> [DATA TO USE]:
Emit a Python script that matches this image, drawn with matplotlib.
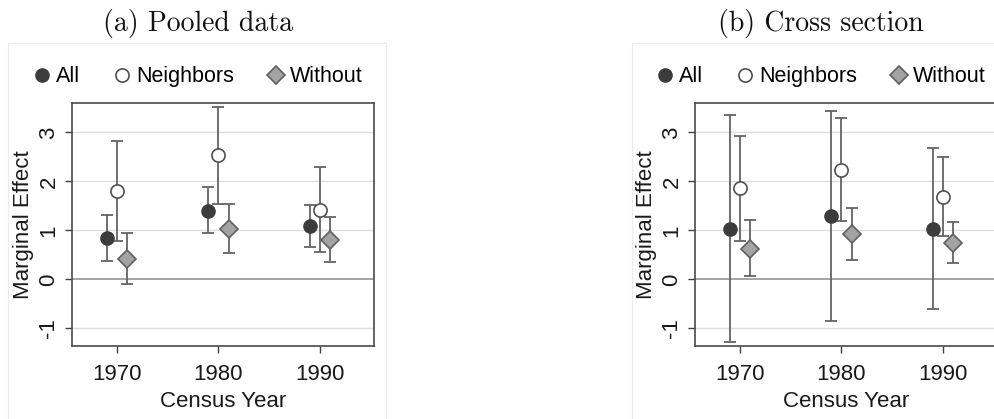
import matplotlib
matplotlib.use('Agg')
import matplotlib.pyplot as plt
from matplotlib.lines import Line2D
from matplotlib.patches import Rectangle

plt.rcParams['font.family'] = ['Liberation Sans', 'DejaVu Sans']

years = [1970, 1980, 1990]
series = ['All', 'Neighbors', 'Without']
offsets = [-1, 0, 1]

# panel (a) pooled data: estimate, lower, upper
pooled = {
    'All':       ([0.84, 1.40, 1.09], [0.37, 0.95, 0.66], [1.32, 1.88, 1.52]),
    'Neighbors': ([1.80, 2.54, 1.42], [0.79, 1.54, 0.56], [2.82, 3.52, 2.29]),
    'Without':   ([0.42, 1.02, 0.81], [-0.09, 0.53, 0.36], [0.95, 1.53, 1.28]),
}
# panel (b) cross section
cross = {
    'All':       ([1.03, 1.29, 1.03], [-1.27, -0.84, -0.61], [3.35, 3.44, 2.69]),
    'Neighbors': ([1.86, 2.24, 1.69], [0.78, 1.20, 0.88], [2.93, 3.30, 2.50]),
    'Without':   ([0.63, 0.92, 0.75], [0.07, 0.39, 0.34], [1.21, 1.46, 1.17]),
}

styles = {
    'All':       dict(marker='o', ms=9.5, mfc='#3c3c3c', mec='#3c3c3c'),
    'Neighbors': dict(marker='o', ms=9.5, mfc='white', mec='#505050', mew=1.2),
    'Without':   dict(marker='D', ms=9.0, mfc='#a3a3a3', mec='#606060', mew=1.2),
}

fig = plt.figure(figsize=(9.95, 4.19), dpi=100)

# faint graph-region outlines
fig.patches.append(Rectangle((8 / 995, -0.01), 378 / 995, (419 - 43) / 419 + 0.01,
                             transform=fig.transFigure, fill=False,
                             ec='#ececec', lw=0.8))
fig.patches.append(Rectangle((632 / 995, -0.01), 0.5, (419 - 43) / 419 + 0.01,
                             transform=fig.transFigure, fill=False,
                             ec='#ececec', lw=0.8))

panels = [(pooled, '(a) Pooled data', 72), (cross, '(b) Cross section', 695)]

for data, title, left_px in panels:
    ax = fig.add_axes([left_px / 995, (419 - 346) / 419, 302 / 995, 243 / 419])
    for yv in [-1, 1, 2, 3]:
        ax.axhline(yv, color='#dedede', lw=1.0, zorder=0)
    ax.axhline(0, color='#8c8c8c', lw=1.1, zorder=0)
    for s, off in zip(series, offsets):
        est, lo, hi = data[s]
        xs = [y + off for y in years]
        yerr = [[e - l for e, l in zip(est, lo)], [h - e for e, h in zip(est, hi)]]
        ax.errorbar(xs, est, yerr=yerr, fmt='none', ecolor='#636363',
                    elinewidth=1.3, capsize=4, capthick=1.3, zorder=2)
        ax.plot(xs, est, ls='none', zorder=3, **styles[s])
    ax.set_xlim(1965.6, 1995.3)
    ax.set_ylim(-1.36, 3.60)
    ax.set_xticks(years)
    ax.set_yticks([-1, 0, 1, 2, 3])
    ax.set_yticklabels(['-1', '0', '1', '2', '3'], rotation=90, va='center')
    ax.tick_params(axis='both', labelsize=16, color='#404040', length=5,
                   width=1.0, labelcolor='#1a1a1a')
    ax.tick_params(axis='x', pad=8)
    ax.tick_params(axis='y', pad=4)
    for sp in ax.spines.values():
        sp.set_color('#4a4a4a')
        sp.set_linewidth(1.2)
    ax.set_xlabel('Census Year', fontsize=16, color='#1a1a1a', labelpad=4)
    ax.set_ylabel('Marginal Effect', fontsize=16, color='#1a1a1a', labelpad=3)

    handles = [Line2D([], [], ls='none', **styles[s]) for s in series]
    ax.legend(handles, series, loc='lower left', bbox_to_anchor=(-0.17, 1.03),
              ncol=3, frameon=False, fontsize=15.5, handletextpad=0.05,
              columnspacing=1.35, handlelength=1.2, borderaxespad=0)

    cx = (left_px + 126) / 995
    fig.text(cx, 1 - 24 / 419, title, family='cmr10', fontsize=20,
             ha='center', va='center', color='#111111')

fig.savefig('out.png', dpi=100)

==

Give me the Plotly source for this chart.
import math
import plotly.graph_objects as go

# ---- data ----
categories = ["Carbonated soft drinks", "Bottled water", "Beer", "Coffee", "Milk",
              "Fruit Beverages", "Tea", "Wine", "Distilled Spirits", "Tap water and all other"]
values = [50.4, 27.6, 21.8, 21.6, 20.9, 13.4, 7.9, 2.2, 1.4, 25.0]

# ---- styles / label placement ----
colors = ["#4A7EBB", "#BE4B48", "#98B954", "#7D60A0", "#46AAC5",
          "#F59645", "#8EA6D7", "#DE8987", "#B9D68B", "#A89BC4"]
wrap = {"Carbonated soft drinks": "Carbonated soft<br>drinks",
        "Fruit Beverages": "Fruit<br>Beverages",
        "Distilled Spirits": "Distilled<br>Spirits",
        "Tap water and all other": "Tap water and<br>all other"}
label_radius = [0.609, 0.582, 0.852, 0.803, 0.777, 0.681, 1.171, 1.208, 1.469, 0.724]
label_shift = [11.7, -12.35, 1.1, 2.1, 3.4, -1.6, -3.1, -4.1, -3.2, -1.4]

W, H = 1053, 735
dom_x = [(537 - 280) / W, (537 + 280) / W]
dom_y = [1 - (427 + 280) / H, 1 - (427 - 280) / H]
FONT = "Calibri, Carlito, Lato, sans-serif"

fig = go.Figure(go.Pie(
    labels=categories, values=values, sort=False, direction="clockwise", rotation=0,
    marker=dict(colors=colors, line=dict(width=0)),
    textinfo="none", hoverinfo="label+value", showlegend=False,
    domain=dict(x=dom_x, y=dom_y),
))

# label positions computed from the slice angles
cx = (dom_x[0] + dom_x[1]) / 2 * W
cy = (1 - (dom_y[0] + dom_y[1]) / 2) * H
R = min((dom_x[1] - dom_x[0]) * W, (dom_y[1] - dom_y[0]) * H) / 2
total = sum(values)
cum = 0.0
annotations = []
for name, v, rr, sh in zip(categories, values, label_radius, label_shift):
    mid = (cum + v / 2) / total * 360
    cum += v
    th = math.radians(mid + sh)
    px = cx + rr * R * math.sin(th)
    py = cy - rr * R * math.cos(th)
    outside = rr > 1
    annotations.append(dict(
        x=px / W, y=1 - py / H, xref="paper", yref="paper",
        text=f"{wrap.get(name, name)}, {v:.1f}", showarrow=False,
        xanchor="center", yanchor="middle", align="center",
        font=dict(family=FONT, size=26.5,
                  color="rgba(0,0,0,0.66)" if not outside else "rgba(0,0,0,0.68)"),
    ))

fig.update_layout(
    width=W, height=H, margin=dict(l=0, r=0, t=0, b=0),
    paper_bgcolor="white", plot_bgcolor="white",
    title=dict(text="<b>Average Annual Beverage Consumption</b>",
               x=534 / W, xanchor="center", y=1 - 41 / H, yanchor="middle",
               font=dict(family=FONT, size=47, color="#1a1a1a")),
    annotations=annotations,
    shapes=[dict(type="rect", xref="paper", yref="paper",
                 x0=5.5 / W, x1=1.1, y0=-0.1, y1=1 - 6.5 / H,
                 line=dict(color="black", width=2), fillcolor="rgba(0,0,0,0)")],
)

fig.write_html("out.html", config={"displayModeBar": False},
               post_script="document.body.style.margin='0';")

> [REQUIRED TASK]: Only the lines from the one containing "Emit a Python" down to the one containing "fig = plt.figure(figsize=(9.95, 4.19), dpi=100)" should be copied, exactly and with both ends kept. Drop the pictures.

> [COMPLETED TASK]:
Emit a Python script that matches this image, drawn with matplotlib.
import matplotlib
matplotlib.use('Agg')
import matplotlib.pyplot as plt
from matplotlib.lines import Line2D
from matplotlib.patches import Rectangle

plt.rcParams['font.family'] = ['Liberation Sans', 'DejaVu Sans']

years = [1970, 1980, 1990]
series = ['All', 'Neighbors', 'Without']
offsets = [-1, 0, 1]

# panel (a) pooled data: estimate, lower, upper
pooled = {
    'All':       ([0.84, 1.40, 1.09], [0.37, 0.95, 0.66], [1.32, 1.88, 1.52]),
    'Neighbors': ([1.80, 2.54, 1.42], [0.79, 1.54, 0.56], [2.82, 3.52, 2.29]),
    'Without':   ([0.42, 1.02, 0.81], [-0.09, 0.53, 0.36], [0.95, 1.53, 1.28]),
}
# panel (b) cross section
cross = {
    'All':       ([1.03, 1.29, 1.03], [-1.27, -0.84, -0.61], [3.35, 3.44, 2.69]),
    'Neighbors': ([1.86, 2.24, 1.69], [0.78, 1.20, 0.88], [2.93, 3.30, 2.50]),
    'Without':   ([0.63, 0.92, 0.75], [0.07, 0.39, 0.34], [1.21, 1.46, 1.17]),
}

styles = {
    'All':       dict(marker='o', ms=9.5, mfc='#3c3c3c', mec='#3c3c3c'),
    'Neighbors': dict(marker='o', ms=9.5, mfc='white', mec='#505050', mew=1.2),
    'Without':   dict(marker='D', ms=9.0, mfc='#a3a3a3', mec='#606060', mew=1.2),
}

fig = plt.figure(figsize=(9.95, 4.19), dpi=100)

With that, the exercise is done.